さらに、外観だけでなく、店内の写真や提供しているものの写真なども追加すると、店舗の雰囲気やサービスの内容がより分かりやすくなります。どのような写真を撮影すればいいか迷ったら、Googleのマイビジネスヘルプを参考に撮影する写真を決めると良いでしょう。(https://support.google.com/business/answer/6123536?hl=ja)
写真を投稿する際の注意点として、
- 形式はJPGまたはPNG
- 画像のデータサイズは10KBから5MB
- 縦720pixel×横720pixel以上の解像度
のものが推奨されています。(参考URL:https://support.google.com/business/answer/6103862#photo-guidelines)
ピンぼけしているものや、極端な画像加工がされているものなど、実際のビジネスがうまく伝わらないような写真を使用するのも避けましょう。
口コミが集まる仕組みを作る
口コミの評価が良く、知名度が高い店舗は上位表示される傾向があります。GoogleマイビジネスやYahoo!の他にもトリップアドバイザーなどのポータルサイト内の口コミや人気も連動しています。
レビュー入力にかかる時間を具体的に説明したうえで依頼したり、特典を用意したりすることで、口コミを集めることができます。なお悪い口コミに対しても真摯に対応するのは重要です。
また口コミ以外にも、個人のSNSやブログなどでお店について紹介されること「サイテーション」と呼び、サイテーションを増やすことで、MEOの評価も高めることが可能です。サイテーションにはリンクは必ずしも必要ではなく、お店の名前などが含まれていれば、評価につながります。

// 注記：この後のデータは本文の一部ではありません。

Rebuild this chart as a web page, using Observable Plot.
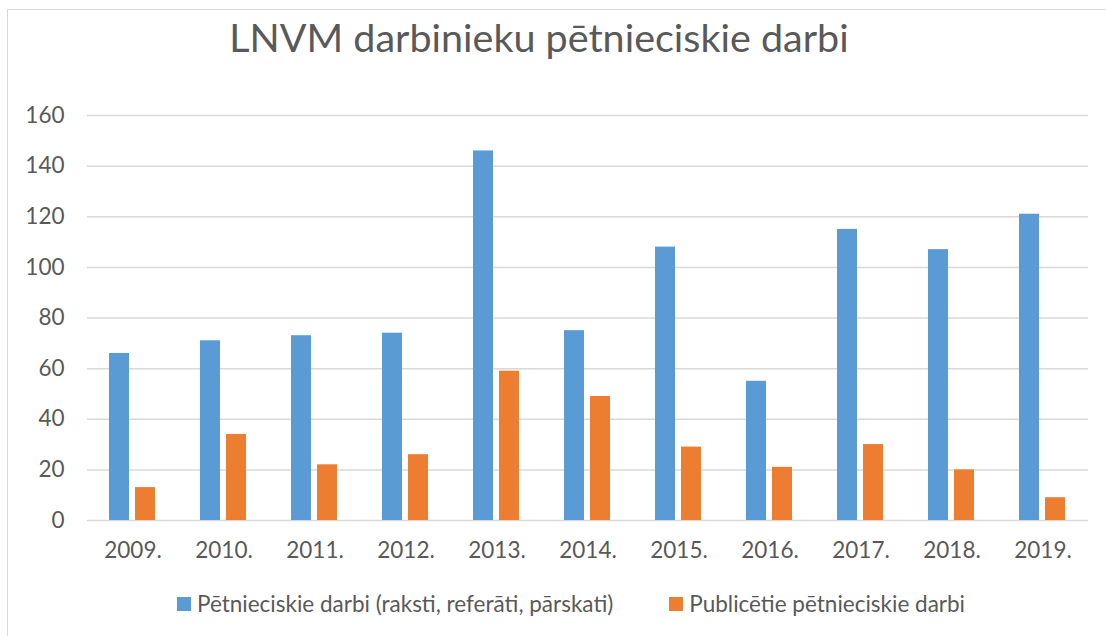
<!DOCTYPE html>
<html>
<head>
<meta charset="utf-8">
<script src="https://cdn.jsdelivr.net/npm/d3@7"></script>
<script src="https://cdn.jsdelivr.net/npm/@observablehq/plot@0.6"></script>
<style>
  body { margin: 0; background: #fff; font-family: Lato, "Open Sans", sans-serif; }
  #wrap { position: relative; width: 1106px; height: 636px; overflow: hidden; background: #fff; }
  #frame { position: absolute; left: 7px; top: 9px; width: 1300px; height: 800px; border: 1.5px solid #d9d9d9; box-sizing: border-box; }
  #title { position: absolute; left: 0; width: 1078px; top: 13px; text-align: center; font-size: 39.5px; color: #595959; white-space: nowrap; }
  #chart { position: absolute; left: 0; top: 0; }
  #legend { position: absolute; top: 590px; left: 0; width: 1142px; display: flex; justify-content: center; gap: 56px; font-size: 22.5px; color: #595959; }
  .item { display: flex; align-items: center; gap: 6px; white-space: nowrap; }
  .sw { width: 14px; height: 14px; display: inline-block; }
</style>
</head>
<body>
<div id="wrap">
  <div id="frame"></div>
  <div id="title"></div>
  <div id="chart"></div>
  <div id="legend"></div>
</div>
<script>
const titleText = "LNVM darbinieku pētnieciskie darbi";
const years = ["2009.", "2010.", "2011.", "2012.", "2013.", "2014.", "2015.", "2016.", "2017.", "2018.", "2019."];
const seriesNames = ["Pētnieciskie darbi (raksti, referāti, pārskati)", "Publicētie pētnieciskie darbi"];
const research = [66, 71, 73, 74, 146, 75, 108, 55, 115, 107, 121];
const published = [13, 34, 22, 26, 59, 49, 29, 21, 30, 20, 9];
const yTicks = [0, 20, 40, 60, 80, 100, 120, 140, 160];
const colors = ["#5B9BD5", "#ED7D31"];

const rows = [];
years.forEach((yr, i) => {
  rows.push({year: yr, series: seriesNames[0], value: research[i]});
  rows.push({year: yr, series: seriesNames[1], value: published[i]});
});

document.getElementById("title").textContent = titleText;

const chart = Plot.plot({
  width: 1106,
  height: 580,
  marginLeft: 84,
  marginRight: 16,
  marginTop: 115,
  marginBottom: 60,
  style: {fontFamily: "Lato, 'Open Sans', sans-serif", fontSize: "22.5px", color: "#595959", background: "transparent"},
  fx: {domain: years, paddingInner: 0, paddingOuter: 0, label: null},
  x: {domain: seriesNames, paddingInner: 0.2176, paddingOuter: 0.854, axis: null},
  y: {domain: [0, 160], label: null, axis: null},
  color: {domain: seriesNames, range: colors},
  marks: [
    Plot.ruleY(yTicks, {y: d => d, stroke: "#d9d9d9", strokeWidth: 1.5, facet: "exclude"}),
    Plot.axisY(yTicks, {tickSize: 0, tickPadding: 23, label: null, fill: "#595959", fontSize: 22.5}),
    Plot.axisFx({tickSize: 0, tickPadding: 22, label: null, fill: "#595959", fontSize: 22.5, anchor: "bottom"}),
    Plot.barY(rows, {fx: "year", x: "series", y: "value", fill: "series"})
  ]
});
document.getElementById("chart").appendChild(chart);

const legend = document.getElementById("legend");
seriesNames.forEach((name, i) => {
  const it = document.createElement("div");
  it.className = "item";
  const sw = document.createElement("span");
  sw.className = "sw";
  sw.style.background = colors[i];
  const t = document.createElement("span");
  t.textContent = name;
  it.appendChild(sw);
  it.appendChild(t);
  legend.appendChild(it);
});
</script>
</body>
</html>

店舗のSNSを開設し、フォロワーとサイテーションを集めましょう。あるカフェではお店に来た人を店舗のSNSで紹介することで、お客様からフォローとサイテーションを集めるというユニークな取り組みを行っていました。効率的にサイテーションを集めてください。
悪質なMEO業者には注意
インハウスではMEO対策が難しく、外部に依頼しようと考えている方は、悪質なMEO業者に注意しましょう。MEO対策業者の中には、スパム的な方法で上位表示させようとする業者も存在します。
次の画像はある地域でGoogle Mapで「人気」と検索した時の検索結果です。画像内赤枠はお店の名前の欄に「おすすめフレンチ・人気ディナー・おしゃれ」と書かれています。
Google My Businessのガイドラインでは、店名欄に店名以外の情報を入れる事は禁止されています。
しかしGoogle Mapでの検索順位には店名が極めて大きな影響力があり、上位表示を行うために店名にキーワードを入れるのがMEO対策業者は多いです。
以前はGoogle My Businessのガイドラインに違反した際のペナルティが小さかったため、スパム的方法でも成果を上げていました。
しかし2019年からはこのようなGoogle My Businessのガイドラインの違反を、ユーザーが通報できるようになりました。通報されると最悪の場合、Google Mapからの登録の抹消もあり得ます。
MEO対策業者に依頼して、一時的には上位表示したものの、通報されてしまい後には何も残らないというケースは少なくありません。MEO業者に依頼するのであれば、信頼できる業者に依頼しましょう。
まとめ
MEOはまだまだ知名度が低いですが、無料で簡単に始めることができる上に、顧客に効果的に自分の店舗やビジネスをアピールすることができる方法です。
特にローカルで運営している店舗の場合、競争率が高くなかなか順位を上げにくいSEOよりも、MEOで近くの潜在顧客を取り込んだ方が大きな効果を期待できる可能性があります。顧客への宣伝に悩んでいるという方は、是非一度MEO対策の導入を検討してみてください。